Brief: Transcribe all of the material below word for word and leave out its pictures.

- - - - -

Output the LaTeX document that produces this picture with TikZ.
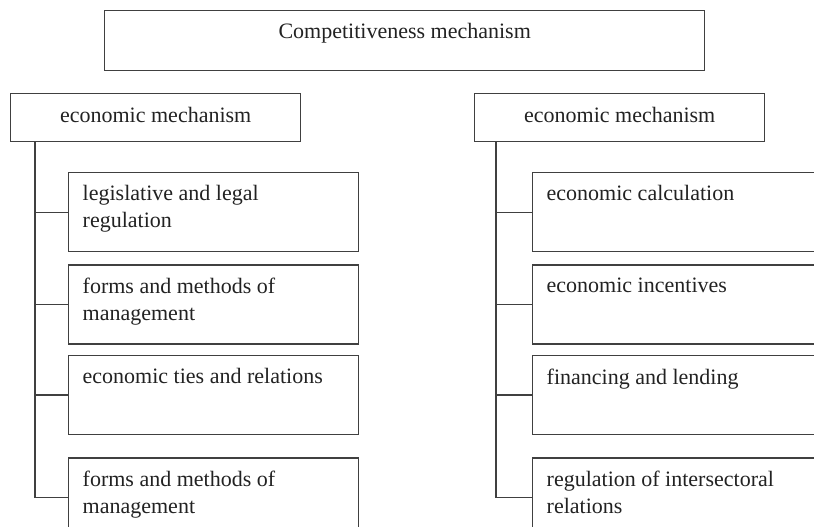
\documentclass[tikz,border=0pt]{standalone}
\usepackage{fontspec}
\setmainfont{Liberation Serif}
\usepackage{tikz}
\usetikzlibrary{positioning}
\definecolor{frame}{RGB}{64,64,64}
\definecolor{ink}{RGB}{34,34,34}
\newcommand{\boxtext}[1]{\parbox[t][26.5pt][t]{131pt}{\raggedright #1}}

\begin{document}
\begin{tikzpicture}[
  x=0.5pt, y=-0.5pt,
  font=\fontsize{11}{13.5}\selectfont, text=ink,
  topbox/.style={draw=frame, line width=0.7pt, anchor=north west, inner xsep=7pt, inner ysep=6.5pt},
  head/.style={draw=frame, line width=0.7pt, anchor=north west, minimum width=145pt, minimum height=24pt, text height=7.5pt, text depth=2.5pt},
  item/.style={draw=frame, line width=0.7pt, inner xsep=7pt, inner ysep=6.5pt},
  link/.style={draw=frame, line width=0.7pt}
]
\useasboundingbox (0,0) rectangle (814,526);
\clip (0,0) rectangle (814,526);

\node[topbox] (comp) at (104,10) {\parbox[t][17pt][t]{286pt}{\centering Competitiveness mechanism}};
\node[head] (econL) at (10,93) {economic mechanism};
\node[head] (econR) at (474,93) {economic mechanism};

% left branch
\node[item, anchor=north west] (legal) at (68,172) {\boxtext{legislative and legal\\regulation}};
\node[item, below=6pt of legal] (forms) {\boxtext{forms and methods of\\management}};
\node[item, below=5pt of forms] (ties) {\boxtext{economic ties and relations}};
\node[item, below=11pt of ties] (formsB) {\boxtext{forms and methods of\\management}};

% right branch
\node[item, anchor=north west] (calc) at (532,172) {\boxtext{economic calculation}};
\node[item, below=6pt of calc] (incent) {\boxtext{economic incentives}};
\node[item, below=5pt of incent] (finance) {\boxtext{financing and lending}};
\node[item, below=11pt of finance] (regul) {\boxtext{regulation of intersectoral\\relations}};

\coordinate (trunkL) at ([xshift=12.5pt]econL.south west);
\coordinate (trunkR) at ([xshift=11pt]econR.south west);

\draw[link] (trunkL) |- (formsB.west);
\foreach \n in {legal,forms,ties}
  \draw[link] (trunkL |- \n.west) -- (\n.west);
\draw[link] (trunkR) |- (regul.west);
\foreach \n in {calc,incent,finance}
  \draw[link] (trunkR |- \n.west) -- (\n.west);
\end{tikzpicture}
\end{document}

- - - - -

Solution to the problem:
Output the LaTeX document that produces this picture with TikZ.
\documentclass[tikz,border=0pt]{standalone}
\usepackage{fontspec}
\setmainfont{Liberation Serif}
\usepackage{tikz}
\usetikzlibrary{positioning}
\definecolor{frame}{RGB}{64,64,64}
\definecolor{ink}{RGB}{34,34,34}
\newcommand{\boxtext}[1]{\parbox[t][26.5pt][t]{131pt}{\raggedright #1}}

\begin{document}
\begin{tikzpicture}[
  x=0.5pt, y=-0.5pt,
  font=\fontsize{11}{13.5}\selectfont, text=ink,
  topbox/.style={draw=frame, line width=0.7pt, anchor=north west, inner xsep=7pt, inner ysep=6.5pt},
  head/.style={draw=frame, line width=0.7pt, anchor=north west, minimum width=145pt, minimum height=24pt, text height=7.5pt, text depth=2.5pt},
  item/.style={draw=frame, line width=0.7pt, inner xsep=7pt, inner ysep=6.5pt},
  link/.style={draw=frame, line width=0.7pt}
]
\useasboundingbox (0,0) rectangle (814,526);
\clip (0,0) rectangle (814,526);

\node[topbox] (comp) at (104,10) {\parbox[t][17pt][t]{286pt}{\centering Competitiveness mechanism}};
\node[head] (econL) at (10,93) {economic mechanism};
\node[head] (econR) at (474,93) {economic mechanism};

% left branch
\node[item, anchor=north west] (legal) at (68,172) {\boxtext{legislative and legal\\regulation}};
\node[item, below=6pt of legal] (forms) {\boxtext{forms and methods of\\management}};
\node[item, below=5pt of forms] (ties) {\boxtext{economic ties and relations}};
\node[item, below=11pt of ties] (formsB) {\boxtext{forms and methods of\\management}};

% right branch
\node[item, anchor=north west] (calc) at (532,172) {\boxtext{economic calculation}};
\node[item, below=6pt of calc] (incent) {\boxtext{economic incentives}};
\node[item, below=5pt of incent] (finance) {\boxtext{financing and lending}};
\node[item, below=11pt of finance] (regul) {\boxtext{regulation of intersectoral\\relations}};

\coordinate (trunkL) at ([xshift=12.5pt]econL.south west);
\coordinate (trunkR) at ([xshift=11pt]econR.south west);

\draw[link] (trunkL) |- (formsB.west);
\foreach \n in {legal,forms,ties}
  \draw[link] (trunkL |- \n.west) -- (\n.west);
\draw[link] (trunkR) |- (regul.west);
\foreach \n in {calc,incent,finance}
  \draw[link] (trunkR |- \n.west) -- (\n.west);
\end{tikzpicture}
\end{document}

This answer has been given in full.